Portada, contraportada y colofón de "Autoconfesiones",
publicado por Julián Rodríguez en 1988
Ambicioso proyecto para unos tiempos difíciles, que terminó no cuajando, pero del que dan testimonio la memoria y todo lo que vino después, pues el editor supo crecer y también el escritor que le habitaba. Sus muchas obras y el gran "zigurat" que supuso Periférica no necesitan más comentarios para dar fe de cuanto decimos. Nunca se desvinculó Julián de su provincia, de su pueblo, continuó muy vinculado a ellos, sin dejarse fagocitar por la capital. La última vez que le vi fue precisamente a bordo de ese tren que vive en la incertidumbre, en ese entresuelo de la estación de Atocha desde donde embarcan los viajeros de la llamada media distancia.
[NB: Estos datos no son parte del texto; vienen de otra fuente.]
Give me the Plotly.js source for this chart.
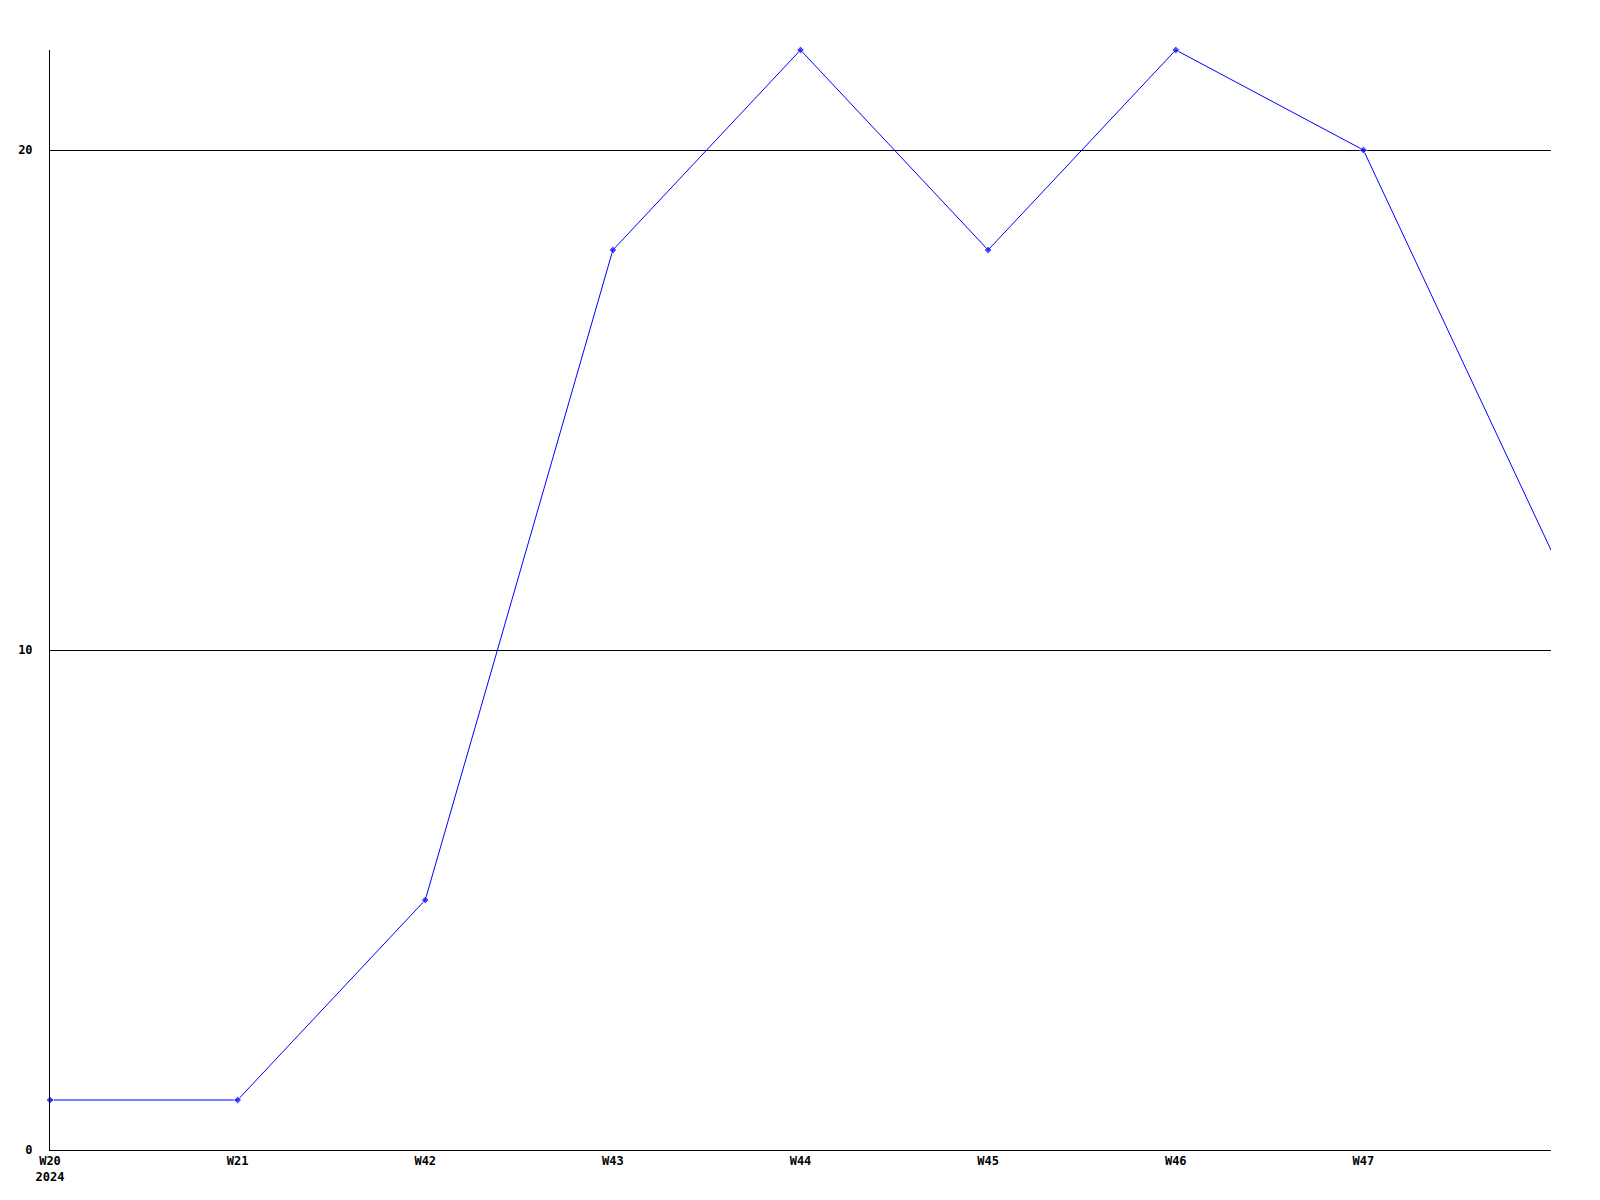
<!DOCTYPE html>
<html>
<head>
<meta charset="utf-8">
<script src="https://cdn.plot.ly/plotly-3.0.1.min.js"></script>
<style>html,body{margin:0;padding:0;background:#fff;}#chart{width:1600px;height:1200px;}</style>
</head>
<body>
<div id="chart"></div>
<script>
var weeks = ['W20', 'W21', 'W42', 'W43', 'W44', 'W45', 'W46', 'W47', 'W48'];
var values = [1, 1, 5, 18, 22, 18, 22, 20, 12];
var tickWeeks = ['W20', 'W21', 'W42', 'W43', 'W44', 'W45', 'W46', 'W47'];
var tickLabels = ['W20<br>2024', 'W21', 'W42', 'W43', 'W44', 'W45', 'W46', 'W47'];
var yTicks = [0, 10, 20];

var sizes = values.map(function (v, i) { return i === values.length - 1 ? 0 : 6; });

var trace = {
  x: weeks,
  y: values,
  type: 'scatter',
  mode: 'lines+markers',
  line: {color: '#0000ff', width: 1},
  marker: {color: '#0000ff', size: sizes, symbol: 'diamond'},
  cliponaxis: false,
  hoverinfo: 'x+y'
};

var font = {family: 'DejaVu Sans Mono, monospace', size: 12, color: '#000', weight: 'bold'};

var layout = {
  width: 1600,
  height: 1200,
  margin: {l: 50, r: 49, t: 50, b: 50},
  paper_bgcolor: '#fff',
  plot_bgcolor: '#fff',
  showlegend: false,
  xaxis: {
    type: 'category',
    range: [0, weeks.length - 1],
    tickmode: 'array',
    tickvals: tickWeeks,
    ticktext: tickLabels,
    tickfont: font,
    showgrid: false,
    zeroline: false,
    showline: true,
    linecolor: '#000',
    linewidth: 1,
    ticks: '',
    ticklen: 0
  },
  yaxis: {
    range: [0, 22],
    tickmode: 'array',
    tickvals: yTicks,
    ticktext: yTicks.map(String),
    tickfont: font,
    showgrid: true,
    gridcolor: '#000',
    gridwidth: 1,
    zeroline: false,
    showline: true,
    linecolor: '#000',
    linewidth: 1,
    ticks: '',
    ticklabelstandoff: 14
  }
};

Plotly.newPlot('chart', [trace], layout, {displayModeBar: false, staticPlot: true});
</script>
</body>
</html>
Crucé unas palabras con él ya en el vagón, y se bajó también en Cáceres, después de la consabida travesía de más de cuatro horas. Ahora me entero de que su luz se ha apagado. Y con ella, sin duda, tantas cosas, porque el tiempo interrumpido le reservaba quizá muchos folios en blanco, muchos autores por publicar, muchos viajes a Extremadura...
Dedicatoria autógrafa de Julián Rodríguez para el libro "La sombra y la penumbra"
Pero es que también a otros, como Rosa Perona o Antonio Cabrera, le quedaban apenas unos pocos capítulos por entregar, otras tantas sonrisas por compartir, muchos versos y un torrente de vida que aún no acertamos a aceptar que hayan quedado truncados a bordo de un post de Facebook, una mañana cualquiera. De lo de Rosa aún no he conseguido recuperarme. Sus silencios se volvieron contra ella en una primavera aciaga, clausurando las mirillas e impidiendo el paso de esa luz que hasta entonces había hecho brillar con intenso fulgor sus pupilas siempre vitalistas y henchidas de ese desbocado positivismo que exudaban sus poros.
Dedicatoria autógrafa de Rosa Perona para su primer libro, "La voz del silencio"
Entretanto, otra amiga cercana se difuminaba igualmente en el mismo mar. Hace hoy exactamente un mes. De verdad, hay dolencias de las que uno prefiere no pronunciar su nombre, pero que cuando te miran a los ojos no cejan hasta dejarte sin resuello. La muerte es algo que debemos aceptar, tan cotidiano como el sueño o el hambre, pero la Parca carece de sentimientos, no se deja sobornar por la compasión ni modera su zarpazo en atención a la edad de sus elegidos. En todo caso, no podemos dejar que su cómplice, el olvido, termine la faena. Mil veces lo he repetido y ahora, todavía más vivas han de resonar mis palabras:
"No hay peor enemigo que el olvido.
Más certera su daga que la propia muerte".